One of the bidders for Aston Villa abruptly pulled out late last night - after claims of a furious row with chairman Doug Ellis.
US billionaire Randy Lerner had matched a bid by life-long Villa fan Michael Neville, and fans and players alike were waiting for chairman Doug Ellis to choose his favourite.
But Lerner's apparent rejection leaves the way wide open for Neville and his back-ers, who have almost certainly lined up Martin O'Neill as the club's next manager.
The Birmingham Post's columnist Pat Murphy last night said the billionaire was "disgusted" that the Villa chairman refused to meet him one-on-one.
He said: "I understand that Mr Lerner was appalled at what he saw as a hostile attitude from Mr Ellis.
"Mr Lerner was led to believe he had a one-on-one with Mr Ellis to build on the discussions they had a fortnight ago.
"Mr Lerner was disgusted that a representative of Rothschild Bank was part of the meeting.
"I also understand that Mr Ellis's vision of his own involvement with the club did not chime with that of Mr Lerner's. I am told that Mr Lerner's assessment of Doug Ellis's future role was not as important as the chairman saw it."
Mr Neville confirmed his offer was over the £57 million asking price and it is thought that Mr Lerner's bid was about the same figure - about £64m. Both parties had been keen to avoid a bidding war but 82-year-old Ellis - who has 39 per cent of Villa shares - was always going to have the final say, along with property developer Jack Petchy, who owns about 19 per cent.

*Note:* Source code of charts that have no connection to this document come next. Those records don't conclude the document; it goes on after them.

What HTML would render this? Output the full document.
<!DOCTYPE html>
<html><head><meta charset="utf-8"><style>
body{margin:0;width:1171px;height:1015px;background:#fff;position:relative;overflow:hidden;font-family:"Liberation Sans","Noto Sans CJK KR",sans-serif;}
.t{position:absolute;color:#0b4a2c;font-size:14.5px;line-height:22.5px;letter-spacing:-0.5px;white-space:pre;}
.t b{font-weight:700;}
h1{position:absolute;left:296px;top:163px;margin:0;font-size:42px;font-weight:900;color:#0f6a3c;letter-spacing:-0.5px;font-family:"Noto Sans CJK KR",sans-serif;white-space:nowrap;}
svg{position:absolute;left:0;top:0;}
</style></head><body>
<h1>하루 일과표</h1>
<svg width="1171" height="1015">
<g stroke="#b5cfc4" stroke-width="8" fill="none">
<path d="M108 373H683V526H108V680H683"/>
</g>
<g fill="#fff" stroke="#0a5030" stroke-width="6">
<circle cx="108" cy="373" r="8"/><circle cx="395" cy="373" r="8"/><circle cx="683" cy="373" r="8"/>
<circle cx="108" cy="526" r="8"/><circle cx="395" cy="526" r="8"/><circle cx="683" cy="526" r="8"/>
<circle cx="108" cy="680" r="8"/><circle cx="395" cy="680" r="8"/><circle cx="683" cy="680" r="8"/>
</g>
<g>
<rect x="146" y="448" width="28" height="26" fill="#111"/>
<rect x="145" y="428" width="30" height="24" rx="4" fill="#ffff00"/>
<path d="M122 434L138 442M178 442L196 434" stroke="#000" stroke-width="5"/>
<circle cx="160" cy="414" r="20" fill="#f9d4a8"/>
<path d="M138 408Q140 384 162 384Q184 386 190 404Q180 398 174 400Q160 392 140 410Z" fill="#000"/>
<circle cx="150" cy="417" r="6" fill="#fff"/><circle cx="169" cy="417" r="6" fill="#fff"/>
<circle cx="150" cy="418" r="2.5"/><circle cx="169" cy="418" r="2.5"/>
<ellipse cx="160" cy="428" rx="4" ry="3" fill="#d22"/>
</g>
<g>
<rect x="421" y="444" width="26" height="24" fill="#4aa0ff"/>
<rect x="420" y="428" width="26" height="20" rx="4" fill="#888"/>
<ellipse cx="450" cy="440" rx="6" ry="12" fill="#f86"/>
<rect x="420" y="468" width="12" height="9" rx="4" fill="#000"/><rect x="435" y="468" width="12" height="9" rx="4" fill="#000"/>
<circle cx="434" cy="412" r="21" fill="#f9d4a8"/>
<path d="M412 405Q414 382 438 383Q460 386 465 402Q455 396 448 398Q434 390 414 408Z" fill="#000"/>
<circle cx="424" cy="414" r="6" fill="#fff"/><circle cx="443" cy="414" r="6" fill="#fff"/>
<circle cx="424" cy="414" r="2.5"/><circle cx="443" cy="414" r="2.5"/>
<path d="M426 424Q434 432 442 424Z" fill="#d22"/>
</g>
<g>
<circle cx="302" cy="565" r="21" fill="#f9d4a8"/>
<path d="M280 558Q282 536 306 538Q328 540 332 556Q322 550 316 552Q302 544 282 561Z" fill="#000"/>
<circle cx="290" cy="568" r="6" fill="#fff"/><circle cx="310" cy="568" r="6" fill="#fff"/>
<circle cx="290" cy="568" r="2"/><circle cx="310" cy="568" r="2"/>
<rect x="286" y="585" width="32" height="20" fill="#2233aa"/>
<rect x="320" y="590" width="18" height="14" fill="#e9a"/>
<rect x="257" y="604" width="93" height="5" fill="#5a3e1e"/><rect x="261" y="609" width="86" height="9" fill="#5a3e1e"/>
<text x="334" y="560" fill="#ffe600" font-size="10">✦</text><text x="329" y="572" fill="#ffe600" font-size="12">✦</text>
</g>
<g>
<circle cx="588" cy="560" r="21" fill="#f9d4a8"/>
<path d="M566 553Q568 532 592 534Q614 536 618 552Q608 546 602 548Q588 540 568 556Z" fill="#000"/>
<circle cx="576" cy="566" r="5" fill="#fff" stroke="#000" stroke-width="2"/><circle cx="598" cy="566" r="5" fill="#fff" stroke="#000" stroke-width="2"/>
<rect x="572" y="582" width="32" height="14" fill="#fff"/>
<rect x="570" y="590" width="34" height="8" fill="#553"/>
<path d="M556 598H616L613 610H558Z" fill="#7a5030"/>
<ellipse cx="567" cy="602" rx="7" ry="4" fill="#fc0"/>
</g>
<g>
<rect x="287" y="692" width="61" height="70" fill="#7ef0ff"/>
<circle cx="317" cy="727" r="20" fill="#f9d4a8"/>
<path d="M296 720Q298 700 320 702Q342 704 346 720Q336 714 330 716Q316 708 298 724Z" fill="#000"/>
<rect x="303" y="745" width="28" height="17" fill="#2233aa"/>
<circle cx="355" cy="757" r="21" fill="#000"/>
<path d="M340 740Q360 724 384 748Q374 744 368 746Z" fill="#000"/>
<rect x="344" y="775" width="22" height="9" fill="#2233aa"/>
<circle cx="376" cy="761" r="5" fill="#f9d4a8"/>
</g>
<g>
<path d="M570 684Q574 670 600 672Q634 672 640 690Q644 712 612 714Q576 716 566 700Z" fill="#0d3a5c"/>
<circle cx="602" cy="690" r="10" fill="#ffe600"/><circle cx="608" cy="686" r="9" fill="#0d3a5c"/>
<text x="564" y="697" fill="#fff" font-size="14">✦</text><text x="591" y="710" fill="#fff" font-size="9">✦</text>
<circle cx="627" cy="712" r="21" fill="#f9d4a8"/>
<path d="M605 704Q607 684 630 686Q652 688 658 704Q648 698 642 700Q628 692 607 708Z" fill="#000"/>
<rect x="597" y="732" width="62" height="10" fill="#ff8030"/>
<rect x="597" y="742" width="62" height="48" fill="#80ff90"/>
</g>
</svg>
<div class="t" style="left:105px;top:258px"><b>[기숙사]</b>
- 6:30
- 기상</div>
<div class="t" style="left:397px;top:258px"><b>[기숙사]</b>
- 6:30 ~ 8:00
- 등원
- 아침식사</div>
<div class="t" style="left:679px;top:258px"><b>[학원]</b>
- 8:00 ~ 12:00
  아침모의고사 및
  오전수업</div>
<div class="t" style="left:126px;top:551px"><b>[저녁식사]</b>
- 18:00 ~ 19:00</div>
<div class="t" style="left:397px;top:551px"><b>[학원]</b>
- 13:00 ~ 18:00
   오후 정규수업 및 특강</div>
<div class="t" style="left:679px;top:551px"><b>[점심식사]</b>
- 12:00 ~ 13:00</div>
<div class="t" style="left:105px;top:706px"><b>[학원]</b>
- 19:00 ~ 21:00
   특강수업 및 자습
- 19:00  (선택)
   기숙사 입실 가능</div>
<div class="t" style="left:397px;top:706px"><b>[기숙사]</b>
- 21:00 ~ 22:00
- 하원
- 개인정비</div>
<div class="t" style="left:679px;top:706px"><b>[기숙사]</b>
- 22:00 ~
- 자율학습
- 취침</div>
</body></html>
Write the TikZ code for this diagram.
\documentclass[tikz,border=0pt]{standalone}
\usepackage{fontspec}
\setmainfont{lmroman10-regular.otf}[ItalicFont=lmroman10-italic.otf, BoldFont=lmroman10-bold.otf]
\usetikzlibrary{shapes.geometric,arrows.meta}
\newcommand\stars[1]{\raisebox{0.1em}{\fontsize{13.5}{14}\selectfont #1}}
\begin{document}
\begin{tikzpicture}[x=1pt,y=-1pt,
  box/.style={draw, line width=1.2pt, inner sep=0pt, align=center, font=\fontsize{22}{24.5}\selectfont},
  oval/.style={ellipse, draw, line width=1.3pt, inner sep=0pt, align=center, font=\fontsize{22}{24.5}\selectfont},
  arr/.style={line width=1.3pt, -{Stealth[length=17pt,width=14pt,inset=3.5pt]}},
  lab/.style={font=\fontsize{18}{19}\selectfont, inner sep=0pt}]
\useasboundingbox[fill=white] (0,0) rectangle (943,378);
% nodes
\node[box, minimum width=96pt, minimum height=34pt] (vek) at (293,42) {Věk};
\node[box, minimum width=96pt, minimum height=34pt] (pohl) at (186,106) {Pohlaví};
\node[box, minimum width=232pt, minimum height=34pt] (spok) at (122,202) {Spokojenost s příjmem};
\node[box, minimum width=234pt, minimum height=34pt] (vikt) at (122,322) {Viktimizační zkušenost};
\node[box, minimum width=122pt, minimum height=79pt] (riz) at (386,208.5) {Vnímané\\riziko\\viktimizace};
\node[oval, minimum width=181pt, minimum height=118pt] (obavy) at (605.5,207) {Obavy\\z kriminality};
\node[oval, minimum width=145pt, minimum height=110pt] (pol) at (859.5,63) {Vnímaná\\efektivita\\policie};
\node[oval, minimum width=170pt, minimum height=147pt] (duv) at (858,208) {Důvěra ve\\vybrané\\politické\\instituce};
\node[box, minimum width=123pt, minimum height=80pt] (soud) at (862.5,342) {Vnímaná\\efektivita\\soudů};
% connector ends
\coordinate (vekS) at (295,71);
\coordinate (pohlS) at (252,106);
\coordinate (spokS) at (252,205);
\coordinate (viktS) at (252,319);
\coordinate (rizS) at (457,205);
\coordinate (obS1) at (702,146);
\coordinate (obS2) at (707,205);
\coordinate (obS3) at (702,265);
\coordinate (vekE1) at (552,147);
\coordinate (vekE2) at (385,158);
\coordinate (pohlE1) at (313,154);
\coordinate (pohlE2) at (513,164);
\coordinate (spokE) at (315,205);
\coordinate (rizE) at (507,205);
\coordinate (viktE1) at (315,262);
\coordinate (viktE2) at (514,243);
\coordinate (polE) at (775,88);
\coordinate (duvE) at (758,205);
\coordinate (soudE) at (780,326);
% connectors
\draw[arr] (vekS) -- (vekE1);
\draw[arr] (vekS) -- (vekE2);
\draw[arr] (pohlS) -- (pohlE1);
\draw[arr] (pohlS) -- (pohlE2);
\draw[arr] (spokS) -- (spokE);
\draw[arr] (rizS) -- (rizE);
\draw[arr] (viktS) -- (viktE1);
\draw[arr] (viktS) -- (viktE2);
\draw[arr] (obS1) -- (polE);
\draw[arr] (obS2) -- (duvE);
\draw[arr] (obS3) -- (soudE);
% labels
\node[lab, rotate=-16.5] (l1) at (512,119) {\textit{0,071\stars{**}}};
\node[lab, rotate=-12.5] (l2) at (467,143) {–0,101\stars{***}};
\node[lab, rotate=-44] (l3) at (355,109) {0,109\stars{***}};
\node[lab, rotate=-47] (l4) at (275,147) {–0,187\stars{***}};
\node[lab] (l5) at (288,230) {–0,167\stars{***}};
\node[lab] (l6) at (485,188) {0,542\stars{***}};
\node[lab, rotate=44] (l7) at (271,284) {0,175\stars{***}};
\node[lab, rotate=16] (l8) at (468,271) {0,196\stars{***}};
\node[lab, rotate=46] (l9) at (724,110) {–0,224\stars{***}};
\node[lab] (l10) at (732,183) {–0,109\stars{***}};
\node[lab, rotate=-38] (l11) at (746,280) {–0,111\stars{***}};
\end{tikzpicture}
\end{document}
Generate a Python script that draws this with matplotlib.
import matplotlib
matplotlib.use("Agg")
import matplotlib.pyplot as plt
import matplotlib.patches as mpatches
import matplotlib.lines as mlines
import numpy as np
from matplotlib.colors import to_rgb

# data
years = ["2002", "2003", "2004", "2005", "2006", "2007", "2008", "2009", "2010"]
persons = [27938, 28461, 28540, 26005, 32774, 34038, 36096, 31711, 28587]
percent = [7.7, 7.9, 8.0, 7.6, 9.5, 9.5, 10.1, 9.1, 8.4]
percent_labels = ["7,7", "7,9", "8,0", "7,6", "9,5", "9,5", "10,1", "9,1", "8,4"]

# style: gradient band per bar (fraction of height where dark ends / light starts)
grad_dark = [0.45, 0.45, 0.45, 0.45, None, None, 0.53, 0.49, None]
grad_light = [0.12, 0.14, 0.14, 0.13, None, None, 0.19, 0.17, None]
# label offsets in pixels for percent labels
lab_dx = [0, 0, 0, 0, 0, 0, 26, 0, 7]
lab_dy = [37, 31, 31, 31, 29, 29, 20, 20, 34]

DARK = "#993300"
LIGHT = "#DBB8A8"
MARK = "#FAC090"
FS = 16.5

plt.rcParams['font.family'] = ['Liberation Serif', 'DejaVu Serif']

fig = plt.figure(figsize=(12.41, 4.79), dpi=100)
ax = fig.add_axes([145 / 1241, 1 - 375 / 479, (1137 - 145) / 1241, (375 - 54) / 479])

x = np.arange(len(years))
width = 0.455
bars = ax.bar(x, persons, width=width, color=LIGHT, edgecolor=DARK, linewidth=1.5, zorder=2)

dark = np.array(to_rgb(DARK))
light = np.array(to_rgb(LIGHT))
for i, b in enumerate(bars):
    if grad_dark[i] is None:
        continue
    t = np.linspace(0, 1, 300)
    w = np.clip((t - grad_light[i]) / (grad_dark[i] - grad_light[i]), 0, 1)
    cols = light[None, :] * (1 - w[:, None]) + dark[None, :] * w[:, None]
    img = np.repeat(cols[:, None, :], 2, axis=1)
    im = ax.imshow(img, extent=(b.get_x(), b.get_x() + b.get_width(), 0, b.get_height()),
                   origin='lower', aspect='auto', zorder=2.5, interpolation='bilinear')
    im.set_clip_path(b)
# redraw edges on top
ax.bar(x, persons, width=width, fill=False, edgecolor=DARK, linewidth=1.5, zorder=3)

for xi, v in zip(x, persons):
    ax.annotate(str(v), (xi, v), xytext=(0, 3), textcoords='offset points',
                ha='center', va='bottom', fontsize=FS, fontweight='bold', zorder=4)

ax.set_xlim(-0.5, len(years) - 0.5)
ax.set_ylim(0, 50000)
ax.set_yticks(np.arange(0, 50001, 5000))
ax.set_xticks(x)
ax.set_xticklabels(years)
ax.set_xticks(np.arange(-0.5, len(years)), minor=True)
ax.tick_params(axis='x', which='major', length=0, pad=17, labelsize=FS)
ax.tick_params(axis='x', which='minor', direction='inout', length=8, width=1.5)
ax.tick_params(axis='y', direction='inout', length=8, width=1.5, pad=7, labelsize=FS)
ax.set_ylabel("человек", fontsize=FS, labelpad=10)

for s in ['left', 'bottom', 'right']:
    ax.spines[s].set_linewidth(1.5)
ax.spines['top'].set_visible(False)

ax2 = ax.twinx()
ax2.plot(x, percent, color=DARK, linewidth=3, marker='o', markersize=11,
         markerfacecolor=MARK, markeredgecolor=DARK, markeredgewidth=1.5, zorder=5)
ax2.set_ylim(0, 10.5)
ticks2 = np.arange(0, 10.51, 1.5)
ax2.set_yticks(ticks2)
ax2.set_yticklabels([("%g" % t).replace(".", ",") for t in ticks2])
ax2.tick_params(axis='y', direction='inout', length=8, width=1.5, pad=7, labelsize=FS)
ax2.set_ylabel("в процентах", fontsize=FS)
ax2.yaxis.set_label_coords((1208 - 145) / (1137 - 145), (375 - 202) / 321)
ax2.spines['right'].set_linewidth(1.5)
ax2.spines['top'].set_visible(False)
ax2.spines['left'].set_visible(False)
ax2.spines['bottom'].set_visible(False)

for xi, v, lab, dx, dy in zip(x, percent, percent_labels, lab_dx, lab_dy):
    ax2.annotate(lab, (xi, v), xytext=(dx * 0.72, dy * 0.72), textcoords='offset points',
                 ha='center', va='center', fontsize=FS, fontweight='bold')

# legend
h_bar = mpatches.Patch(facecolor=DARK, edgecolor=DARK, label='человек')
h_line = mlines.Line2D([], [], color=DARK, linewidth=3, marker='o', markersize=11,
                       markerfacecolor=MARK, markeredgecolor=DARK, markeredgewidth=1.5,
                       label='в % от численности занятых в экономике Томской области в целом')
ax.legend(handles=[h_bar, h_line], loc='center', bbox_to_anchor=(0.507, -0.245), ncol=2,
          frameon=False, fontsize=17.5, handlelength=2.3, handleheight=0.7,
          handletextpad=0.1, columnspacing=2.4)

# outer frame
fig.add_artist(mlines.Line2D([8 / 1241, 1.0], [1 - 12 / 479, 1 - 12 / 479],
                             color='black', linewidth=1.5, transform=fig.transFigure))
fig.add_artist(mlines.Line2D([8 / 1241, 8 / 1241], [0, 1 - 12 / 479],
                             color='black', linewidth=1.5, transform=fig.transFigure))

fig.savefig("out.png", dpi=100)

Villa's share price rocketed by ten per cent to £5.10p last night as news of a possible takeover reached the stock market.
Last night Mr Neville, aged 51, said Ellis might be appointed as a "lifetime president" under new arrangements which would propel Villa into a "top three club".
The Dorridge-based businessman said he would not be chairman, but would sit on the board alongside a supporters' representative.
"I think in order to pull this together properly we have got to bridge the gap between the club and the fans," he said.
"I would be looking to get the support of the fans by giving them PLC board representation. I want to get their views so that we can take this club forward. The fans are very important. If we do not have them there is no money to pay the players' wages and we cannot run a football club."
Mr Neville was originally part of a consortium including Irish property developers the Comer Brothers, which expressed an interest in buying Villa before Christmas.
He was keeping tight-lipped on his new business backers last night.
A statement from Villa to the Stock Exchange read: "The board of Aston Villa PLC can confirm that they have received a number of indicative offers which may or may not lead to a formal offer for the issued share capital of the Company.
"The board will be appraising these offers in due course and will update shareholders and supporters when appropriate."
Lerner held initial talks with Ellis over a fortnight ago, accompanied on his first visit to Birmingham by Keith Harris, a former Football League chairman who played a major part in Roman Abramovich's purchase of Chelsea. There was also speculation last night that a third unnamed group - led by Sven Goran Eriksson's agent Athole Still - was also making their interest known to Ellis.